**TO BE DONE:**
The material below should be written out in full and exactly; pictures stay out of the copy.
####################
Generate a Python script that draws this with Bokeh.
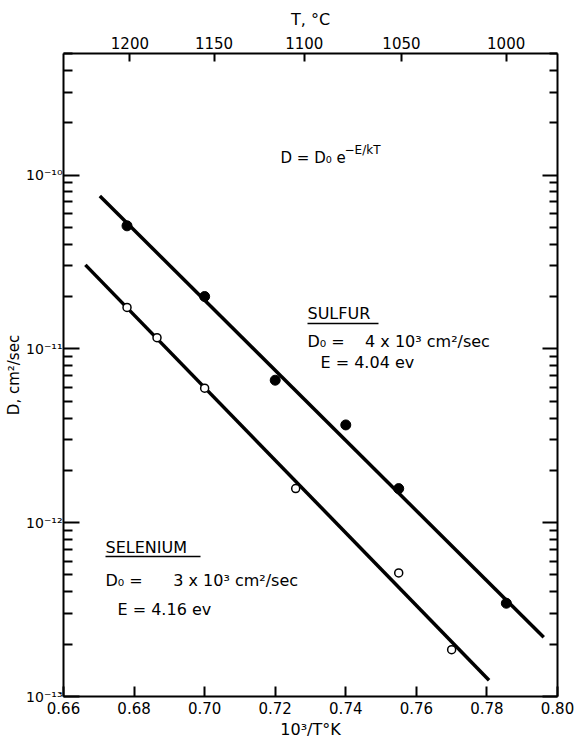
import numpy as np
from bokeh.plotting import figure
from bokeh.models import LogAxis, LinearAxis, FixedTicker, Range1d
from bokeh.core.properties import value
from bokeh.embed import file_html
from bokeh.resources import INLINE

# ---------------- data ----------------
sulfur_x = [0.678, 0.700, 0.720, 0.740, 0.755, 0.7855]
sulfur_d = [5.1e-11, 2.0e-11, 6.6e-12, 3.65e-12, 1.57e-12, 3.44e-13]
selen_x = [0.678, 0.6865, 0.700, 0.7258, 0.755, 0.770]
selen_d = [1.73e-11, 1.16e-11, 5.94e-12, 1.57e-12, 5.14e-13, 1.86e-13]
sulfur_fit_x = [0.6703, 0.7961]
sulfur_fit_d = [7.57e-11, 2.19e-13]
selen_fit_x = [0.6662, 0.7806]
selen_fit_d = [3.04e-11, 1.24e-13]

x_ticks = [0.66, 0.68, 0.70, 0.72, 0.74, 0.76, 0.78, 0.80]
x_tick_labels = ["0.66", "0.68", "0.70", "0.72", "0.74", "0.76", "0.78", "0.80"]
temp_c = [1200, 1150, 1100, 1050, 1000]
decades = [1e-13, 1e-12, 1e-11, 1e-10]
decade_labels = ["10\u207b\u00b9\u00b3", "10\u207b\u00b9\u00b2", "10\u207b\u00b9\u00b9", "10\u207b\u00b9\u2070"]

# ---------------- layout ----------------
W, H = 578, 744
BL, BR, BT, BB = 63, 21, 53, 48
X0, X1 = 0.66, 0.80
Y0, Y1 = 1e-13, 5e-10
FW, FH = W - BL - BR, H - BT - BB

def dx(px):
    return X0 + (px - BL) / FW * (X1 - X0)

def dy(py):
    return 10 ** (np.log10(Y0) + (H - BB - py) / FH * np.log10(Y1 / Y0))

FONT = "DejaVu Sans"
NB = "\u00a0"

p = figure(width=W, height=H, x_range=Range1d(X0, X1), y_range=Range1d(Y0, Y1),
           y_axis_type="log", output_backend="svg", toolbar_location=None,
           min_border_left=BL, min_border_right=BR, min_border_top=BT, min_border_bottom=BB)
p.grid.visible = False
p.outline_line_color = None
p.background_fill_color = "white"
p.border_fill_color = "white"

minor = [k * 10.0 ** n for n in range(-13, -9) for k in range(2, 10) if k * 10.0 ** n <= Y1]

def style_axis(ax):
    ax.axis_line_color = "black"
    ax.axis_line_width = 2
    ax.major_tick_line_color = "black"
    ax.major_tick_line_width = 2
    ax.minor_tick_line_color = "black"
    ax.minor_tick_line_width = 2
    ax.major_tick_out = 0
    ax.minor_tick_out = 0
    ax.major_label_text_font = FONT
    ax.major_label_text_font_size = "15px"
    ax.major_label_text_color = "black"
    ax.axis_label_text_font = FONT
    ax.axis_label_text_font_size = "15px"
    ax.axis_label_text_font_style = "normal"
    ax.axis_label_text_color = "black"

# bottom axis
xb = p.xaxis[0]
xb.ticker = FixedTicker(ticks=x_ticks)
xb.major_label_overrides = {t: l for t, l in zip(x_ticks, x_tick_labels)}
style_axis(xb)
xb.major_tick_in = 10
xb.minor_tick_in = 0
xb.major_label_standoff = 5
xb.axis_label = "10\u00b3/T\u00b0K"
xb.axis_label_text_font_size = "16px"
xb.axis_label_standoff = 3

# left axis
yl = p.yaxis[0]
yl.ticker = FixedTicker(ticks=decades, minor_ticks=minor)
yl.major_label_overrides = {t: l for t, l in zip(decades, decade_labels)}
style_axis(yl)
yl.major_label_text_font_size = "14px"
yl.major_tick_in = 16
yl.minor_tick_in = 9
yl.major_label_standoff = 1
yl.axis_label = "D, cm\u00b2/sec"
yl.axis_label_standoff = 0

# right axis (ticks only)
yr = LogAxis(ticker=FixedTicker(ticks=decades, minor_ticks=minor),
             major_label_overrides={t: " " for t in decades})
style_axis(yr)
yr.major_tick_in = 15
yr.minor_tick_in = 8
yr.major_label_text_font_size = "2px"
yr.major_label_standoff = 0
p.add_layout(yr, "right")

# top axis: temperature in deg C at 10^3/T(K)
top_pos = [1000.0 / (t + 273.15) for t in temp_c]
xt = LinearAxis(ticker=FixedTicker(ticks=top_pos),
                major_label_overrides={tp: str(t) for tp, t in zip(top_pos, temp_c)})
style_axis(xt)
xt.major_tick_in = 8
xt.minor_tick_in = 0
xt.major_label_standoff = 5
xt.axis_label = "T, \u00b0C"
xt.axis_label_text_font_size = "16px"
xt.axis_label_standoff = 5
p.add_layout(xt, "above")

# fitted lines
p.line(sulfur_fit_x, sulfur_fit_d, line_color="black", line_width=3.5)
p.line(selen_fit_x, selen_fit_d, line_color="black", line_width=3.5)

# points
p.scatter(sulfur_x, sulfur_d, marker="circle", size=10, fill_color="black", line_color="black")
p.scatter(selen_x, selen_d, marker="circle", size=8, fill_color="white", line_color="black", line_width=1.5)

# annotations (px, py = left end of the text baseline, in pixels)
def lab(px, py, text, size="16px"):
    p.text(x=[dx(px)], y=[dy(py - 5)], text=[text], text_font=value(FONT), text_font_size=value(size),
           text_color="black", text_baseline="alphabetic", text_align="left")

lab(280, 162, "D = D\u2080 e", "15px")
lab(344, 154, "\u2212E/kT", "12px")

lab(307, 318, "SULFUR")
lab(307, 346, "D\u2080 =" + NB * 4 + "4 x 10\u00b3 cm\u00b2/sec")
lab(320, 367, "E = 4.04 ev")

lab(105, 552, "SELENIUM")
lab(105, 585, "D\u2080 =" + NB * 6 + "3 x 10\u00b3 cm\u00b2/sec")
lab(117, 614, "E = 4.16 ev")

# underlines
p.segment(x0=[dx(307), dx(105)], y0=[dy(323), dy(556)], x1=[dx(378), dx(200)], y1=[dy(323), dy(556)],
          line_color="black", line_width=1.5)

open("out.html", "w").write(file_html(p, INLINE))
####################
**TASK SOLUTION:**
Generate a Python script that draws this with Bokeh.
import numpy as np
from bokeh.plotting import figure
from bokeh.models import LogAxis, LinearAxis, FixedTicker, Range1d
from bokeh.core.properties import value
from bokeh.embed import file_html
from bokeh.resources import INLINE

# ---------------- data ----------------
sulfur_x = [0.678, 0.700, 0.720, 0.740, 0.755, 0.7855]
sulfur_d = [5.1e-11, 2.0e-11, 6.6e-12, 3.65e-12, 1.57e-12, 3.44e-13]
selen_x = [0.678, 0.6865, 0.700, 0.7258, 0.755, 0.770]
selen_d = [1.73e-11, 1.16e-11, 5.94e-12, 1.57e-12, 5.14e-13, 1.86e-13]
sulfur_fit_x = [0.6703, 0.7961]
sulfur_fit_d = [7.57e-11, 2.19e-13]
selen_fit_x = [0.6662, 0.7806]
selen_fit_d = [3.04e-11, 1.24e-13]

x_ticks = [0.66, 0.68, 0.70, 0.72, 0.74, 0.76, 0.78, 0.80]
x_tick_labels = ["0.66", "0.68", "0.70", "0.72", "0.74", "0.76", "0.78", "0.80"]
temp_c = [1200, 1150, 1100, 1050, 1000]
decades = [1e-13, 1e-12, 1e-11, 1e-10]
decade_labels = ["10\u207b\u00b9\u00b3", "10\u207b\u00b9\u00b2", "10\u207b\u00b9\u00b9", "10\u207b\u00b9\u2070"]

# ---------------- layout ----------------
W, H = 578, 744
BL, BR, BT, BB = 63, 21, 53, 48
X0, X1 = 0.66, 0.80
Y0, Y1 = 1e-13, 5e-10
FW, FH = W - BL - BR, H - BT - BB

def dx(px):
    return X0 + (px - BL) / FW * (X1 - X0)

def dy(py):
    return 10 ** (np.log10(Y0) + (H - BB - py) / FH * np.log10(Y1 / Y0))

FONT = "DejaVu Sans"
NB = "\u00a0"

p = figure(width=W, height=H, x_range=Range1d(X0, X1), y_range=Range1d(Y0, Y1),
           y_axis_type="log", output_backend="svg", toolbar_location=None,
           min_border_left=BL, min_border_right=BR, min_border_top=BT, min_border_bottom=BB)
p.grid.visible = False
p.outline_line_color = None
p.background_fill_color = "white"
p.border_fill_color = "white"

minor = [k * 10.0 ** n for n in range(-13, -9) for k in range(2, 10) if k * 10.0 ** n <= Y1]

def style_axis(ax):
    ax.axis_line_color = "black"
    ax.axis_line_width = 2
    ax.major_tick_line_color = "black"
    ax.major_tick_line_width = 2
    ax.minor_tick_line_color = "black"
    ax.minor_tick_line_width = 2
    ax.major_tick_out = 0
    ax.minor_tick_out = 0
    ax.major_label_text_font = FONT
    ax.major_label_text_font_size = "15px"
    ax.major_label_text_color = "black"
    ax.axis_label_text_font = FONT
    ax.axis_label_text_font_size = "15px"
    ax.axis_label_text_font_style = "normal"
    ax.axis_label_text_color = "black"

# bottom axis
xb = p.xaxis[0]
xb.ticker = FixedTicker(ticks=x_ticks)
xb.major_label_overrides = {t: l for t, l in zip(x_ticks, x_tick_labels)}
style_axis(xb)
xb.major_tick_in = 10
xb.minor_tick_in = 0
xb.major_label_standoff = 5
xb.axis_label = "10\u00b3/T\u00b0K"
xb.axis_label_text_font_size = "16px"
xb.axis_label_standoff = 3

# left axis
yl = p.yaxis[0]
yl.ticker = FixedTicker(ticks=decades, minor_ticks=minor)
yl.major_label_overrides = {t: l for t, l in zip(decades, decade_labels)}
style_axis(yl)
yl.major_label_text_font_size = "14px"
yl.major_tick_in = 16
yl.minor_tick_in = 9
yl.major_label_standoff = 1
yl.axis_label = "D, cm\u00b2/sec"
yl.axis_label_standoff = 0

# right axis (ticks only)
yr = LogAxis(ticker=FixedTicker(ticks=decades, minor_ticks=minor),
             major_label_overrides={t: " " for t in decades})
style_axis(yr)
yr.major_tick_in = 15
yr.minor_tick_in = 8
yr.major_label_text_font_size = "2px"
yr.major_label_standoff = 0
p.add_layout(yr, "right")

# top axis: temperature in deg C at 10^3/T(K)
top_pos = [1000.0 / (t + 273.15) for t in temp_c]
xt = LinearAxis(ticker=FixedTicker(ticks=top_pos),
                major_label_overrides={tp: str(t) for tp, t in zip(top_pos, temp_c)})
style_axis(xt)
xt.major_tick_in = 8
xt.minor_tick_in = 0
xt.major_label_standoff = 5
xt.axis_label = "T, \u00b0C"
xt.axis_label_text_font_size = "16px"
xt.axis_label_standoff = 5
p.add_layout(xt, "above")

# fitted lines
p.line(sulfur_fit_x, sulfur_fit_d, line_color="black", line_width=3.5)
p.line(selen_fit_x, selen_fit_d, line_color="black", line_width=3.5)

# points
p.scatter(sulfur_x, sulfur_d, marker="circle", size=10, fill_color="black", line_color="black")
p.scatter(selen_x, selen_d, marker="circle", size=8, fill_color="white", line_color="black", line_width=1.5)

# annotations (px, py = left end of the text baseline, in pixels)
def lab(px, py, text, size="16px"):
    p.text(x=[dx(px)], y=[dy(py - 5)], text=[text], text_font=value(FONT), text_font_size=value(size),
           text_color="black", text_baseline="alphabetic", text_align="left")

lab(280, 162, "D = D\u2080 e", "15px")
lab(344, 154, "\u2212E/kT", "12px")

lab(307, 318, "SULFUR")
lab(307, 346, "D\u2080 =" + NB * 4 + "4 x 10\u00b3 cm\u00b2/sec")
lab(320, 367, "E = 4.04 ev")

lab(105, 552, "SELENIUM")
lab(105, 585, "D\u2080 =" + NB * 6 + "3 x 10\u00b3 cm\u00b2/sec")
lab(117, 614, "E = 4.16 ev")

# underlines
p.segment(x0=[dx(307), dx(105)], y0=[dy(323), dy(556)], x1=[dx(378), dx(200)], y1=[dy(323), dy(556)],
          line_color="black", line_width=1.5)

open("out.html", "w").write(file_html(p, INLINE))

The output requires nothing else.